Wenn du einen Profi beauftragst, achte auf ein paar Dinge im Angebot:
- Material-Details: Steht da nur „Holzwerkstoff“ oder etwas Konkretes wie „Multiplex Birke, 19mm, beidseitig HPL-beschichtet“?
- Beschläge: Werden die Hersteller der wichtigen Mechanikteile genannt? Ein Profi ist stolz auf die Qualität, die er verbaut.
- Montage inklusive? Eine fachgerechte Prüfung der Wand und die sichere Montage müssen fester Bestandteil des Angebots sein.
- Beratung: Nimmt sich der Handwerker Zeit? Zeigt er dir Materialmuster und erklärt die Unterschiede? Das ist ein super Zeichen!
Dein Auge für Qualität: So entlarvst du Blender
Egal ob im Möbelhaus oder beim Handwerker, mit ein paar einfachen Tests kannst du die Qualität selbst schnell einschätzen.

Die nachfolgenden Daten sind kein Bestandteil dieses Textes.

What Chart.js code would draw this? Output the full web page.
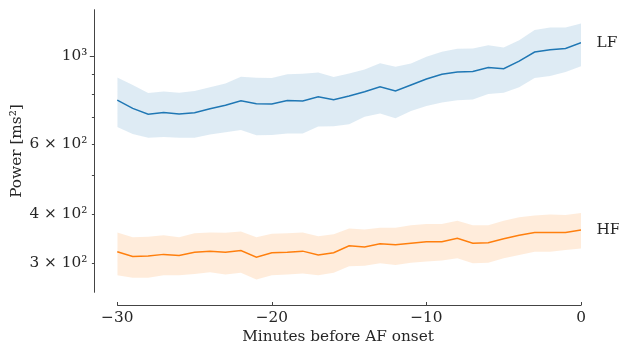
<!DOCTYPE html>
<html><head><meta charset="utf-8">
<script src="https://cdn.jsdelivr.net/npm/chart.js@4.4.1/dist/chart.umd.min.js"></script>
<style>html,body{margin:0;padding:0;background:#fff}#wrap{width:619px;height:347px}</style>
</head><body><div id="wrap"><canvas id="c" width="619" height="347"></canvas></div>
<script>
const minutes = [-30,-29,-28,-27,-26,-25,-24,-23,-22,-21,-20,-19,-18,-17,-16,-15,-14,-13,-12,-11,-10,-9,-8,-7,-6,-5,-4,-3,-2,-1,0];
const lfMean  = [773,737,713,720,714,719,736,751,770,757,756,772,770,789,775,792,812,836,816,844,874,899,910,913,935,928,970,1022,1036,1044,1079];
const lfUpper = [882,844,806,813,807,815,833,852,886,880,879,899,901,908,884,903,924,958,938,957,994,1024,1042,1044,1064,1050,1095,1161,1179,1179,1207];
const lfLower = [662,635,622,624,622,622,634,642,650,631,632,637,637,664,665,672,702,716,696,726,747,763,773,776,801,807,833,879,889,910,942];
const hfMean  = [321,312,313,316,314,320,322,320,323,311,319,320,322,315,319,332,330,336,334,337,340,340,347,337,338,346,353,359,359,359,364];
const hfUpper = [359,349,350,353,349,357,359,358,361,349,356,357,359,351,355,367,365,369,369,374,377,377,384,374,374,384,392,396,398,397,402];
const hfLower = [280,276,276,280,280,282,285,281,284,273,280,281,283,280,284,295,296,300,297,301,303,305,309,300,301,309,315,321,321,324,327];
const seriesNames = ['LF','HF'];
const xTicks = [-30,-20,-10,0];
const yTicks = [300,400,500,600,700,800,900,1000];
const yMajor = [1000];
const yTickLabels = {300:'3 × 10²', 400:'4 × 10²', 600:'6 × 10²', 1000:'10³'};
const xTitle = 'Minutes before AF onset';
const yTitle = 'Power [ms²]';

const FONT = 'DejaVu Serif';
const FS = 15.3;
const TXT = '#262626';
const SPINE = '#444444';
const pts = arr => arr.map((v,i)=>({x:minutes[i], y:v}));

const band = (data, color) => ({data: pts(data), borderWidth:0, pointRadius:0, backgroundColor: color, fill:false, tension:0});

const ds = [];
ds.push(Object.assign(band(lfUpper,'rgba(31,119,180,0.15)'), {fill:'+1'}));
ds.push(band(lfLower,'rgba(31,119,180,0.15)'));
ds.push({data: pts(lfMean), borderColor:'#1f77b4', borderWidth:1.5, pointRadius:0, fill:false, label:seriesNames[0]});
ds.push(Object.assign(band(hfUpper,'rgba(255,127,14,0.15)'), {fill:'+1'}));
ds.push(band(hfLower,'rgba(255,127,14,0.15)'));
ds.push({data: pts(hfMean), borderColor:'#ff7f0e', borderWidth:1.5, pointRadius:0, fill:false, label:seriesNames[1]});

const axesPlugin = {
  id:'axesPlugin',
  afterDraw(chart){
    const ctx = chart.ctx, ca = chart.chartArea;
    const xs = chart.scales.x, ys = chart.scales.y;
    ctx.save();
    ctx.strokeStyle = SPINE; ctx.lineWidth = 1;
    const sx = Math.round(ca.left) - 0.5;
    ctx.beginPath(); ctx.moveTo(sx, ca.top); ctx.lineTo(sx, ca.bottom); ctx.stroke();
    yTicks.forEach(v=>{
      const py = Math.round(ys.getPixelForValue(v)) + 0.5;
      const len = yMajor.includes(v) ? 4.7 : 2.6;
      ctx.beginPath(); ctx.moveTo(sx, py); ctx.lineTo(sx - len, py); ctx.stroke();
    });
    const yy = 305.5;
    const x0 = xs.getPixelForValue(xTicks[0]), x1 = xs.getPixelForValue(xTicks[xTicks.length-1]);
    ctx.beginPath(); ctx.moveTo(x0, yy); ctx.lineTo(x1, yy); ctx.stroke();
    xTicks.forEach(v=>{
      const px = Math.round(xs.getPixelForValue(v)) + 0.5;
      ctx.beginPath(); ctx.moveTo(px, yy); ctx.lineTo(px, yy - 3.5); ctx.stroke();
    });
    ctx.fillStyle = TXT; ctx.font = FS + 'px "' + FONT + '"';
    ctx.textAlign = 'left'; ctx.textBaseline = 'middle';
    const ends = [lfMean[lfMean.length-1], hfMean[hfMean.length-1]];
    seriesNames.forEach((n,i)=>{
      ctx.fillText(n, xs.getPixelForValue(minutes[minutes.length-1]) + 15.5, ys.getPixelForValue(ends[i]));
    });
    ctx.restore();
  }
};

new Chart(document.getElementById('c'), {
  type:'line',
  data:{datasets: ds},
  options:{
    responsive:false, animation:false, devicePixelRatio:1,
    layout:{padding:{top:9.3, right:38, left:0, bottom:0}},
    plugins:{legend:{display:false}, tooltip:{enabled:false}},
    elements:{line:{tension:0}},
    scales:{
      x:{type:'linear', min:-31.44, max:0,
        grid:{display:false, drawTicks:false}, border:{display:false},
        afterBuildTicks: s => { s.ticks = xTicks.map(v=>({value:v})); },
        afterFit: s => { s.height = 54.3; s.paddingLeft = 0; s.paddingRight = 0; },
        ticks:{font:{family:FONT, size:FS}, color:TXT, padding:16, maxRotation:0, autoSkip:false,
          callback: v => v < 0 ? '\u2212' + Math.abs(v) : String(v)},
        title:{display:true, text:xTitle, font:{family:FONT, size:FS}, color:TXT, padding:{top:0, bottom:1}}
      },
      y:{type:'logarithmic', min:253, max:1310,
        grid:{display:false, drawTicks:false}, border:{display:false},
        afterBuildTicks: s => { s.ticks = yTicks.map(v=>({value:v})); },
        afterFit: s => { s.width = 95; s.paddingTop = 0; s.paddingBottom = 0; },
        ticks:{font:{family:FONT, size:FS}, color:TXT, padding:7.7, autoSkip:false,
          callback: v => yTickLabels[v] || ''},
        title:{display:true, text:yTitle, font:{family:FONT, size:FS}, color:TXT, padding:{top:7.8, bottom:0}}
      }
    }
  },
  plugins:[axesPlugin]
});
</script></body></html>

Der Rütteltest: Pack das Möbelstück an und wackel kräftig dran. Ein Tisch, ein Regal, egal was. Gibt es nach, knarzt oder wackelt es? Ein hochwertiges Möbel ist steif und solide. Punkt.
Der Fühl-Test: Fahr mit der Hand über die Oberflächen und vor allem über die Kanten. Fühlen sie sich glatt und sauber an oder sind sie rau und scharfkantig? Eine billige Kante hat oft einen spürbaren Grat, eine hochwertige ist kaum zu fühlen.
Die Funktionsprüfung: Bedien die Mechanik mehrfach. Klapp das Bett hoch und runter. Zieh den Tisch aus. Fühlt sich die Bewegung leicht und flüssig an? Oder kratzt und schleift es? Ein leises, sattes Klicken beim Einrasten ist oft ein gutes Zeichen.
Mach doch mal den Praxistest! Geh ins nächste große Möbelhaus und rüttel an drei Tischen aus drei verschiedenen Preisklassen. Du wirst den Unterschied sofort spüren. Schreib doch mal in die Kommentare, was du erlebt hast!
Am Ende ist der Kauf eines intelligenten Möbels eine Investition in deinen Alltag. Nimm dir die Zeit, Fragen zu stellen. Ein guter Verkäufer oder Handwerker, der von seinem Produkt überzeugt ist, hat nichts zu verbergen. Denn ein wirklich gutes Möbelstück überzeugt nicht durch Werbesprüche, sondern durch seine stille, zuverlässige Perfektion – jeden einzelnen Tag.